The material below holds pictures; leave them out and reproduce exactly the lines from the one with "Output the Python" through the one with "spine.set_linewidth(1.5)", inclusive.

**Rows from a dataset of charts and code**
++++++++++
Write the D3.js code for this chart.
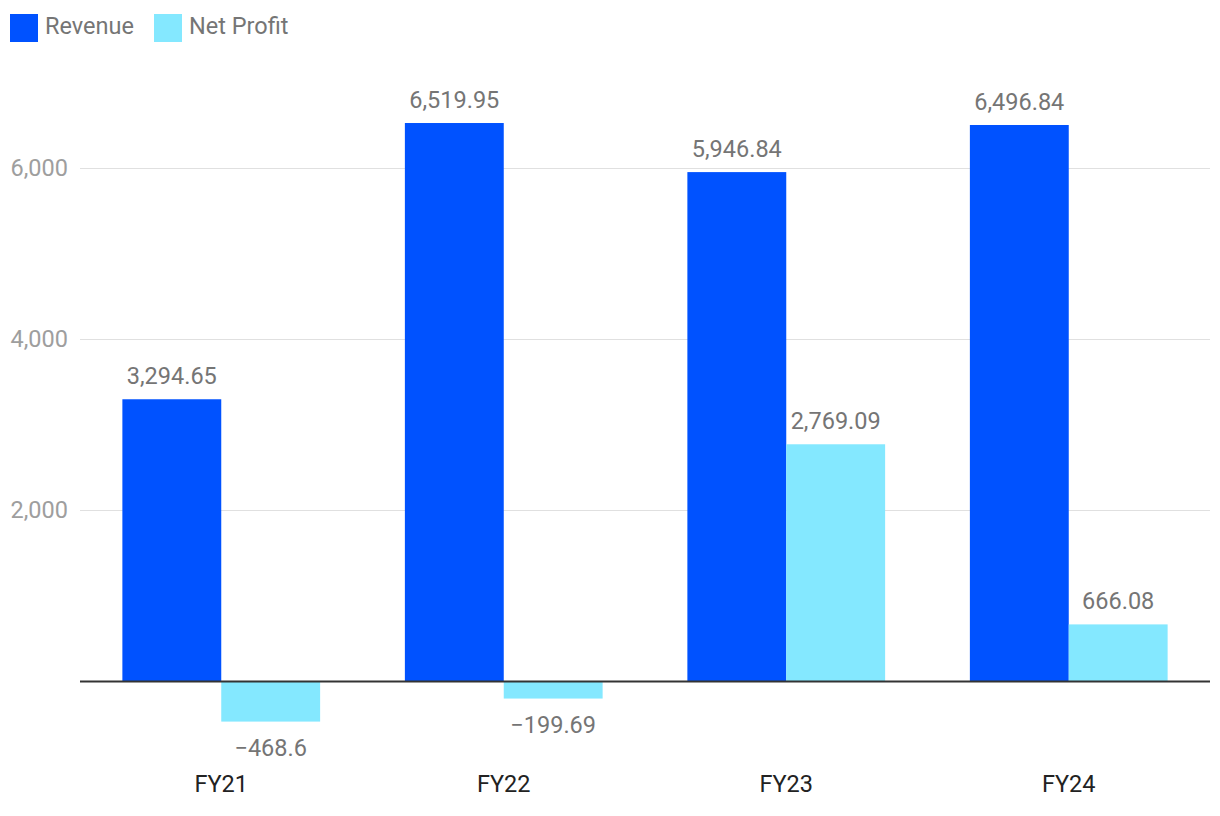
<!DOCTYPE html>
<html>
<head>
<meta charset="utf-8">
<script src="https://cdn.jsdelivr.net/npm/d3@7"></script>
<style>
  html, body { margin: 0; padding: 0; background: #fff; }
  svg { display: block; font-family: Roboto, "Noto Sans", sans-serif; }
</style>
</head>
<body>
<svg id="chart" width="1220" height="816"></svg>
<script>
const categories = ["FY21", "FY22", "FY23", "FY24"];
const seriesNames = ["Revenue", "Net Profit"];
const revenue = [3294.65, 6519.95, 5946.84, 6496.84];
const netProfit = [-468.6, -199.69, 2769.09, 666.08];
const yTicks = [2000, 4000, 6000];
const colors = ["#0052FF", "#84E8FF"];

const svg = d3.select("#chart");
const left = 80, right = 1210;
const FS = 23.5;

const x0 = d3.scaleBand().domain(categories).range([left, right]).padding(0);
const groupW = x0.bandwidth() * 0.7;
const x1 = d3.scaleBand().domain(seriesNames).range([0, groupW]).padding(0);
const y = d3.scaleLinear().domain([-1000, 7000]).range([767.1, 81.9]);

// gridlines
const grid = svg.append("g");
grid.selectAll("line").data(yTicks).join("line")
  .attr("x1", left).attr("x2", right)
  .attr("y1", d => Math.round(y(d)) + 0.5).attr("y2", d => Math.round(y(d)) + 0.5)
  .attr("stroke", "#e0e0e0").attr("stroke-width", 1);

// y axis labels
const yAxis = d3.axisLeft(y).tickValues(yTicks).tickFormat(d3.format(",")).tickSize(0).tickPadding(12);
const ya = svg.append("g").attr("transform", `translate(${left},0)`).call(yAxis);
ya.select(".domain").remove();
ya.selectAll("text").attr("font-size", FS).attr("fill", "#9e9e9e")
  .attr("font-family", "Roboto, sans-serif");

const data = categories.map((c, i) => ({ cat: c, vals: [revenue[i], netProfit[i]] }));

const groups = svg.append("g").selectAll("g").data(data).join("g")
  .attr("transform", d => `translate(${x0(d.cat) + (x0.bandwidth() - groupW) / 2},0)`);

groups.selectAll("rect").data(d => d.vals.map((v, j) => ({ v, s: seriesNames[j], j }))).join("rect")
  .attr("x", d => x1(d.s))
  .attr("width", x1.bandwidth())
  .attr("y", d => Math.min(y(d.v), y(0)))
  .attr("height", d => Math.abs(y(d.v) - y(0)))
  .attr("fill", d => colors[d.j]);

const fmt = d3.format(",");
groups.selectAll("text.lbl").data(d => d.vals.map((v, j) => ({ v, s: seriesNames[j], j }))).join("text")
  .attr("class", "lbl")
  .attr("x", d => x1(d.s) + x1.bandwidth() / 2)
  .attr("y", d => d.v >= 0 ? y(d.v) - 15 : y(d.v) + 34)
  .attr("text-anchor", "middle")
  .attr("font-size", FS)
  .attr("fill", "#757575")
  .text(d => fmt(d.v));

// zero baseline
svg.append("line")
  .attr("x1", left).attr("x2", right)
  .attr("y1", y(0)).attr("y2", y(0))
  .attr("stroke", "#333").attr("stroke-width", 2);

// x axis labels
const xAxis = d3.axisBottom(x0).tickSize(0).tickPadding(0);
const xa = svg.append("g").attr("transform", `translate(0,792)`).call(xAxis);
xa.select(".domain").remove();
xa.selectAll("text").attr("font-size", FS).attr("fill", "#222")
  .attr("font-family", "Roboto, sans-serif").attr("dy", 0);

// legend
const legend = svg.append("g");
const legX = [10, 154];
seriesNames.forEach((s, i) => {
  legend.append("rect").attr("x", legX[i]).attr("y", 14).attr("width", 28).attr("height", 28).attr("fill", colors[i]);
  legend.append("text").attr("x", legX[i] + 35).attr("y", 34).attr("font-size", FS).attr("fill", "#757575").text(s);
});
</script>
</body>
</html>
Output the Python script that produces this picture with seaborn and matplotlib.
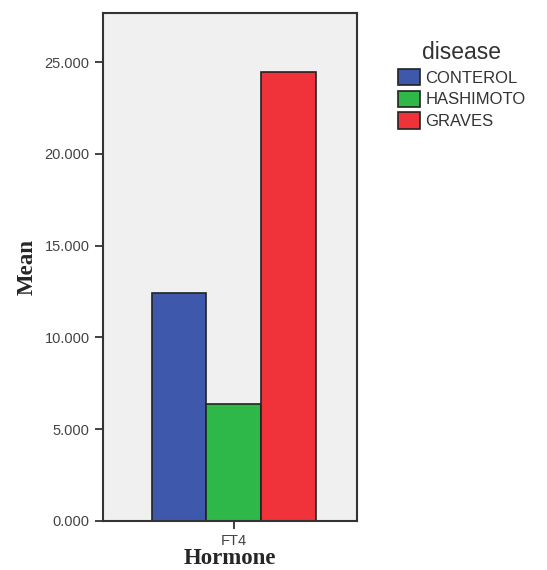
import pandas as pd
import matplotlib
matplotlib.use("Agg")
import matplotlib.pyplot as plt
import seaborn as sns


# ==========================================
# DATA
# ==========================================

hormone = ["FT4", "FT4", "FT4"]
disease = ["CONTEROL", "HASHIMOTO", "GRAVES"]
mean_values = [12.40, 6.38, 24.45]

bar_colors = ["#3E58AC", "#2EB84A", "#F0323A"]

df = pd.DataFrame({
    "Hormone": hormone,
    "disease": disease,
    "Mean": mean_values
})


# ==========================================
# PLOT
# ==========================================

sns.set_style("white")

fig = plt.figure(figsize=(5.47, 5.70), dpi=100)
ax = fig.add_axes([0.188, 0.086, 0.465, 0.892])
ax.set_facecolor("#F0F0F0")

sns.barplot(
    data=df,
    x="Hormone",
    y="Mean",
    hue="disease",
    palette=bar_colors,
    saturation=1,
    width=0.646,
    edgecolor="#222222",
    linewidth=1.2,
    ax=ax
)

ax.set_xlim(-0.515, 0.485)
ax.set_ylim(0, 27.7)
ax.set_yticks([0, 5, 10, 15, 20, 25])
ax.set_yticklabels(["0.000", "5.000", "10.000", "15.000", "20.000", "25.000"])

for spine in ax.spines.values():
    spine.set_color("#333333")
    spine.set_linewidth(1.5)

ax.tick_params(
    axis="both",
    direction="out",
    length=6,
    width=1.3,
    color="#333333",
    labelsize=10.5,
    labelcolor="#444444",
    left=True,
    bottom=True
)
for lbl in ax.get_yticklabels() + ax.get_xticklabels():
    lbl.set_family("Liberation Sans")

ax.set_ylabel("Mean", family="Liberation Serif", fontweight="bold",
              fontsize=16.5, labelpad=5)
ax.set_xlabel("Hormone", family="Liberation Serif", fontweight="bold",
              fontsize=16.5, labelpad=0)

leg = ax.legend(
    title="disease",
    loc="upper left",
    bbox_to_anchor=(0.70, 0.955),
    bbox_transform=fig.transFigure,
    frameon=False,
    fontsize=12,
    title_fontsize=16.5,
    handlelength=1.35,
    handleheight=1.15,
    handletextpad=0.3,
    labelspacing=0.3
)
for t in leg.get_texts():
    t.set_family("Liberation Sans")
    t.set_color("#333333")
leg.get_title().set_family("Liberation Sans")
leg.get_title().set_color("#333333")
for h in leg.legend_handles:
    h.set_edgecolor("#222222")

plt.savefig("out.png", dpi=100)
plt.close()
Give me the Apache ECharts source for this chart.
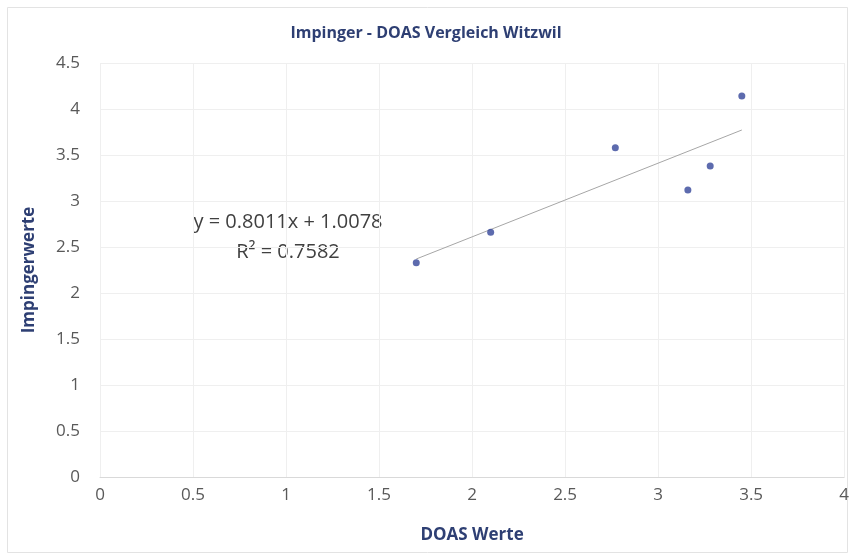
<!DOCTYPE html>
<html>
<head>
  <meta charset="utf-8">
  <title>Impinger - DOAS Vergleich Witzwil</title>
  <script src="https://cdn.jsdelivr.net/npm/echarts@6/dist/echarts.min.js"></script>
  <style>
    html, body { margin: 0; padding: 0; background: #fff; }
  </style>
</head>
<body>
  <div id="main" style="width: 852px;height:554px;"></div>

  <script>
    // Messwerte
    const doasWerte = [1.70, 2.10, 2.77, 3.16, 3.28, 3.45];
    const impingerWerte = [2.33, 2.66, 3.58, 3.12, 3.38, 4.14];
    // lineare Trendlinie (aus Excel)
    const slope = 0.8011;
    const intercept = 1.0078;
    const trendX = [Math.min(...doasWerte), Math.max(...doasWerte)];

    const punkte = doasWerte.map((x, i) => [x, impingerWerte[i]]);
    const trend = trendX.map(x => [x, slope * x + intercept]);

    const chart = echarts.init(document.getElementById("main"));
    const font = "'Open Sans', 'Liberation Sans', sans-serif";
    const option = {
      animation: false,
      textStyle: { fontFamily: font },
      title: {
        text: "Impinger - DOAS Vergleich Witzwil",
        left: "center",
        top: 20,
        textStyle: { fontSize: 16, fontWeight: "bold", color: "#2E3F73", fontFamily: font }
      },
      grid: { left: 100, right: 6, top: 63, bottom: 77 },
      xAxis: {
        type: "value",
        min: 0, max: 4, interval: 0.5,
        name: "DOAS Werte",
        nameLocation: "middle",
        nameGap: 50,
        nameTextStyle: { fontSize: 17, fontWeight: "bold", color: "#2E3F73" },
        axisLine: { lineStyle: { color: "#d9d9d9" } },
        axisTick: { show: false },
        axisLabel: { fontSize: 17, color: "#595959", margin: 10 },
        splitLine: { lineStyle: { color: "#efefef" } }
      },
      yAxis: {
        type: "value",
        min: 0, max: 4.5, interval: 0.5,
        name: "Impingerwerte",
        nameLocation: "middle",
        nameGap: 62,
        nameTextStyle: { fontSize: 17, fontWeight: "bold", color: "#2E3F73" },
        axisLine: { show: false },
        axisTick: { show: false },
        axisLabel: { fontSize: 17, color: "#595959", margin: 20 },
        splitLine: { lineStyle: { color: "#efefef" } }
      },
      graphic: [
        {
          type: "rect",
          shape: { x: 7.5, y: 7.5, width: 840, height: 545 },
          style: { fill: "none", stroke: "#e3e3e3", lineWidth: 1 },
          silent: true
        },
        {
          type: "rect",
          shape: { x: 186, y: 206, width: 204, height: 62 },
          style: { fill: "#ffffff" },
          silent: true
        },
        {
          type: "text",
          x: 288, y: 222,
          style: { text: "y = 0.8011x + 1.0078", fontSize: 20, fill: "#404040", fontFamily: font,
                   align: "center", verticalAlign: "middle" }
        },
        {
          type: "text",
          x: 288, y: 252,
          style: { text: "R² = 0.7582", fontSize: 20, fill: "#404040", fontFamily: font,
                   align: "center", verticalAlign: "middle" }
        }
      ],
      series: [
        {
          type: "line",
          data: trend,
          symbol: "none",
          lineStyle: { color: "#a6a6a6", width: 1 },
          z: 1
        },
        {
          type: "scatter",
          data: punkte,
          symbolSize: 7,
          itemStyle: { color: "#34469A" },
          z: 2
        }
      ]
    };
    chart.setOption(option);
  </script>
</body>
</html>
++++++++++
**Exercise response**
Output the Python script that produces this picture with seaborn and matplotlib.
import pandas as pd
import matplotlib
matplotlib.use("Agg")
import matplotlib.pyplot as plt
import seaborn as sns


# ==========================================
# DATA
# ==========================================

hormone = ["FT4", "FT4", "FT4"]
disease = ["CONTEROL", "HASHIMOTO", "GRAVES"]
mean_values = [12.40, 6.38, 24.45]

bar_colors = ["#3E58AC", "#2EB84A", "#F0323A"]

df = pd.DataFrame({
    "Hormone": hormone,
    "disease": disease,
    "Mean": mean_values
})


# ==========================================
# PLOT
# ==========================================

sns.set_style("white")

fig = plt.figure(figsize=(5.47, 5.70), dpi=100)
ax = fig.add_axes([0.188, 0.086, 0.465, 0.892])
ax.set_facecolor("#F0F0F0")

sns.barplot(
    data=df,
    x="Hormone",
    y="Mean",
    hue="disease",
    palette=bar_colors,
    saturation=1,
    width=0.646,
    edgecolor="#222222",
    linewidth=1.2,
    ax=ax
)

ax.set_xlim(-0.515, 0.485)
ax.set_ylim(0, 27.7)
ax.set_yticks([0, 5, 10, 15, 20, 25])
ax.set_yticklabels(["0.000", "5.000", "10.000", "15.000", "20.000", "25.000"])

for spine in ax.spines.values():
    spine.set_color("#333333")
    spine.set_linewidth(1.5)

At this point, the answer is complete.